2004 Denver Annual Meeting (November 7–10, 2004)

Paper No. 4
Presentation Time: 1:30 PM-5:30 PM


STRAYER, Luther M., Geological Sciences, California State Univ, Hayward, 25800 Carlos Bee Blvd, Hayward, CA 94542, lstrayer@csuhayward.edu

We have developed a number of fault surface models by fitting curvi-planar surfaces to earthquakes on and adjacent to the Hayward fault (HF) in the Richmond, Oakland and Hayward, CA areas. The spatial accuracy of the earthquakes has been improved by applying double-difference relocating techniques. In the study area the Hayward fault is defined by a sparse to relatively dense ‘curtain’ of seismicity that extends from the mapped surface trace of the Hayward fault down to depths of about 15 km. By editing out earthquakes that are clearly off the main trace of the HF we are able to isolate events that define a clear curvi-planar surface that is the main or active trace of the HF. Using a number of different techniques – ranging from ‘eye-balling’ and defining the fault trace at various depths and then linking those lines into a plane, to perhaps more objective computer/numerical surface fitting and subsequent smoothing – we present a few different HF models. Differences between different model attempts are, not surprisingly, most significant in regions where data are most sparse.

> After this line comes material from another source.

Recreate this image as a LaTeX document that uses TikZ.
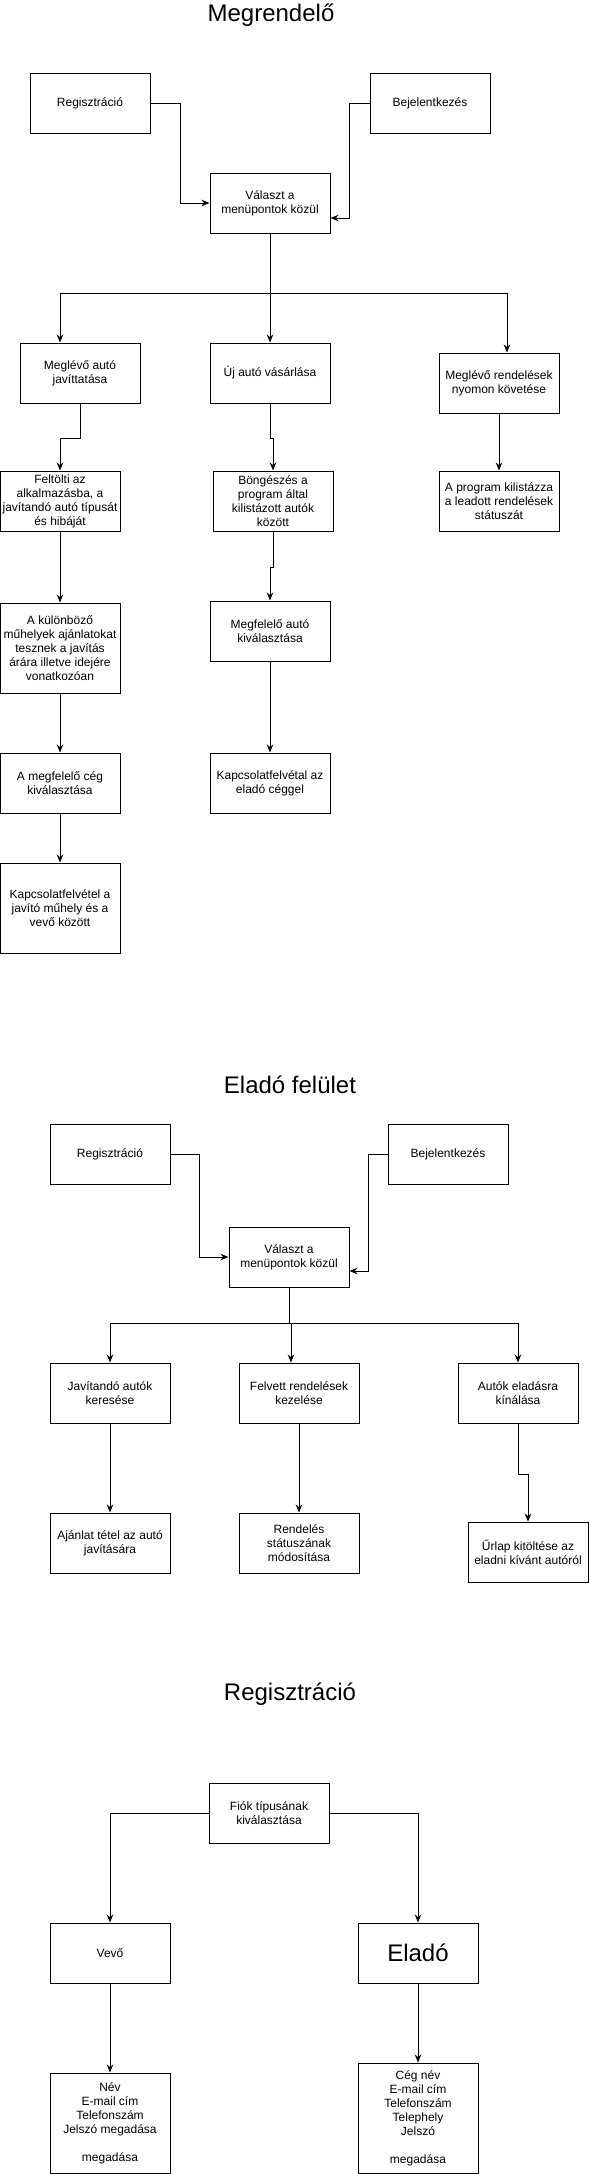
\documentclass[tikz,border=0pt]{standalone}
\usepackage{fontspec}
\setmainfont{Liberation Sans}
\usetikzlibrary{arrows.meta}

\begin{document}
\begin{tikzpicture}[->,>={Stealth[length=8pt,width=6.5pt]},x=1pt,y=-1pt,line width=1pt,
                    box/.style={rectangle, draw, minimum width=120pt, minimum height=60pt, align=center, inner sep=1pt, font=\fontsize{12}{14}\selectfont},
                    title/.style={font=\fontsize{24}{28}\selectfont},]
                    \useasboundingbox (0,0) rectangle (591,2174);

                    % Megrendelo
                    \node [title](t1) at (271,15){Megrendelő};
                    \node [box](reg1) at (90,103){Regisztráció};
                    \node [box](bej1) at (430,103){Bejelentkezés};
                    \node [box](val1) at (270,203){Választ a\\menüpontok közül};

                    \node [box](mja1) at (80,373){Meglévő autó\\javíttatása};
                    \node [box](uja1) at (270,373){Új autó vásárlása};
                    \node [box](mrk1) at (499,383){Meglévő rendelések\\nyomon követése};

                    \node [box](felt1) at (60,501){Feltölti az\\alkalmazásba, a\\javítandó autó típusát\\és hibáját};
                    \node [box](bong1) at (273,501){Böngészés a\\program által\\kilistázott autók\\között};
                    \node [box](prog1) at (499,501){A program kilistázza\\a leadott rendelések\\státuszát};

                    \node [box, minimum height=90pt](kul1) at (60,648){A különböző\\műhelyek ajánlatokat\\tesznek a javítás\\árára illetve idejére\\vonatkozóan};
                    \node [box](mfa1) at (270,631){Megfelelő autó\\kiválasztása};
                    \node [box](mfc1) at (60,783){A megfelelő cég\\kiválasztása};
                    \node [box](kap1) at (270,783){Kapcsolatfelvétal az\\eladó céggel};
                    \node [box, minimum height=90pt](kapj1) at (60,908){Kapcsolatfelvétel a\\javító műhely és a\\vevő között};

                    \draw (reg1.east) -- ++(30,0) |- (val1.west);
                    \draw (bej1.west) -- ++(-20,0) |- ([yshift=-15pt]val1.east);
                    \draw[-] (val1.south) -- (270,293) coordinate (sp1);
                    \draw (sp1) -| ([xshift=-20pt]mja1.north);
                    \draw (sp1) -| ([xshift=8pt]mrk1.north);
                    \draw (mja1.south) -- ++(0,35) -| (felt1.north);
                    \draw (uja1.south) -- ++(0,35) -| (bong1.north);
                    \draw (bong1.south) -- ++(0,36) -| (mfa1.north);

                    \path
                        (sp1) edge (uja1)
                        (mrk1) edge (prog1)
                        (felt1) edge (kul1)
                        (kul1) edge (mfc1)
                        (mfa1) edge (kap1)
                        (mfc1) edge (kapj1)
                    ;

                    % Elado felulet
                    \node [title](t2) at (290,1085){Eladó felület};
                    \node [box](reg2) at (110,1154){Regisztráció};
                    \node [box](bej2) at (448,1154){Bejelentkezés};
                    \node [box](val2) at (289,1257){Választ a\\menüpontok közül};

                    \node [box](jav2) at (110,1393){Javítandó autók\\keresése};
                    \node [box](felv2) at (299,1393){Felvett rendelések\\kezelése};
                    \node [box](aut2) at (518,1393){Autók eladásra\\kínálása};

                    \node [box](ajan2) at (110,1543){Ajánlat tétel az autó\\javítására};
                    \node [box](rend2) at (299,1543){Rendelés\\státuszának\\módosítása};
                    \node [box](url2) at (528,1552){Űrlap kitöltése az\\eladni kívánt autóról};

                    \draw (reg2.east) -- ++(29,0) |- (val2.west);
                    \draw (bej2.west) -- ++(-19,0) |- ([yshift=-14pt]val2.east);
                    \draw[-] (val2.south) -- (289,1323) coordinate (sp2);
                    \draw (sp2) -| (jav2.north);
                    \draw (sp2) -| ([xshift=-8pt]felv2.north);
                    \draw (sp2) -| (aut2.north);
                    \draw (aut2.south) -- ++(0,51) -| (url2.north);

                    \path
                        (jav2) edge (ajan2)
                        (felv2) edge (rend2)
                    ;

                    % Regisztracio
                    \node [title](t3) at (290,1694){Regisztráció};
                    \node [box](fiok3) at (269,1813){Fiók típusának\\kiválasztása};
                    \node [box](vevo3) at (110,1953){Vevő};
                    \node [box, font=\fontsize{24}{28}\selectfont](elad3) at (418,1953){Eladó};
                    \node [box, minimum height=100pt](nev3) at (110,2123){Név\\E-mail cím\\Telefonszám\\Jelszó megadása\\[14pt]megadása};
                    \node [box, minimum height=110pt](ceg3) at (418,2118){Cég név\\E-mail cím\\Telefonszám\\Telephely\\Jelszó\\[14pt]megadása};

                    \draw (fiok3.west) -| (vevo3.north);
                    \draw (fiok3.east) -| (elad3.north);
                    \path
                        (vevo3) edge (nev3)
                        (elad3) edge (ceg3)
                    ;

                \end{tikzpicture}
\end{document}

These fault models are being used to define a realistic HF geometry for use with distinct-element that are currently in development. The distinct-element method treats a rockmass as a bonded - in tension and shear - assembly of frictional, elastic spheres. Loading the boundary of the assembly forces bonds between particles to fail in a progressive manner, very effectively simulating rock fractures, which subsequently link up to form thoroughgoing faults. The geometry of the Hayward fault, which has been constructed from relocated hypocenter locations, is introduced into the particle assembly as an irregular plane of particles that separates the intact blocks on either side of the fault. Fault surface asperities within the models will be sites of stress concentration and resist slip.

This work is based on the hypothesis that fault surface topography is the major factor that determines the location of earthquakes upon pre-existing faults. These models will predict possible locations of future faulting, both strike- and dip-slip.